We’ve only been in Tübingen 2.5 months, but we already have a clear favorite restaurant, Zum Gutenburg. That’s the place down the block from us where we get all those egg and maultaschen dishes that I’ve written about.
When we went there last week they had changed the menu slightly, to add some dishes that are only for winter. I guess the idea is that these are the “stick-to-your-ribs” hearty dishes that involved meat, potatoes, etc that you’d want to eat in the winter, when the weather is colder. You know, as opposed to all those “light” German dishes that are not so heavy. Hmm, I actually don’t know of any German dishes that aren’t that heavy — for me, German cuisine is always a bit on the heavy side.
But anyway, while this restaurant serves versions of the local Schwabian dishes, it also has dishes from Thuringia, which is a different part of Germany where the owners actually come from. One of the new “winter menu” items is Blutwurst. For those of you who are long time readers of my blogs, you might recall that we had Blutwurst last year at the big Törggelen dinner that is popular in the autumn months in the South Tirol. Blutwurst is translated in English as “blood sausage”, which I find a rather unappetizing name. While it doesn’t really ooze blood or anything, it is a rather dark red color inside. But the flavor is much more than just the “blood” from the pig, since it’s a mixture of meats and spices.
The Thuringia version of Blutwurst was quite tasty, in fact, since the spices in that version included cloves. That made for quite a nice and varied flavor. It was served with mashed potatoes and a warm sauerkraut that was particularly good. Actually, it was the first version of sauerkraut I have ever liked in my entire life, including all the times we had it in the South Tirol, where it is also quite commonly found. Go figure.
The only strange part about the Blutwurst we had last week was the name of it that was listed on the menu. It actually had two different names listed. I will warn you, the second name is really quite strange, and perhaps a bit off-putting if you’re not inclined to see the oddly offbeat dark humor of it. Forewarned is forearmed, as they say.
BTW, before I give you the names of this dish let me assure you that Blutwurst is made of pig bits and spices, just like any other sausage. No matter what they seem to be calling it.
OK, ready for the names?
The main name for the dish is Himmel und Hölle, which translates to “Heaven and Hell”. Odd, but not overly so.
However, the alternate name used in Thuringia is Tote Oma. Now, Oma is what you call your mother’s mother or your father’s mother. The word tote means “dead”. Which means that the second name for the dish literally translates to “Dead Grandma”.
And here I thought “blood sausage” was an unappetizing name for this dish.
I cannot even begin to fathom the Thuringia name. We asked the restaurant owner why the dish is called Tote Oma in Thuringia, and she said that she didn’t know. She said even her mother didn’t know, that it’s just the name of the dish.
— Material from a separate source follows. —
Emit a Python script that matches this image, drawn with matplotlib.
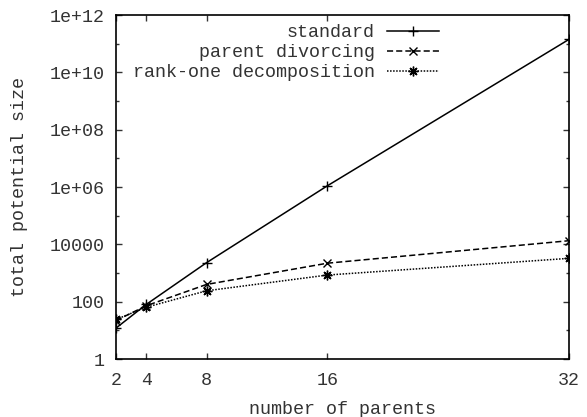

Some things apparently defy explanation, in any language.
What’s in a name could make or break this dish in any other part of the world I would think.
Glad you like it.
Does that mean grandmas died because they ate too much of it or is it a funeral staple.
I can’t speculate about this. Canabilistic!!! But how did they make the sauerkraut. I love red cabbage, but not sauerkraut. It is ok with hot dogs once in as while or pork chops.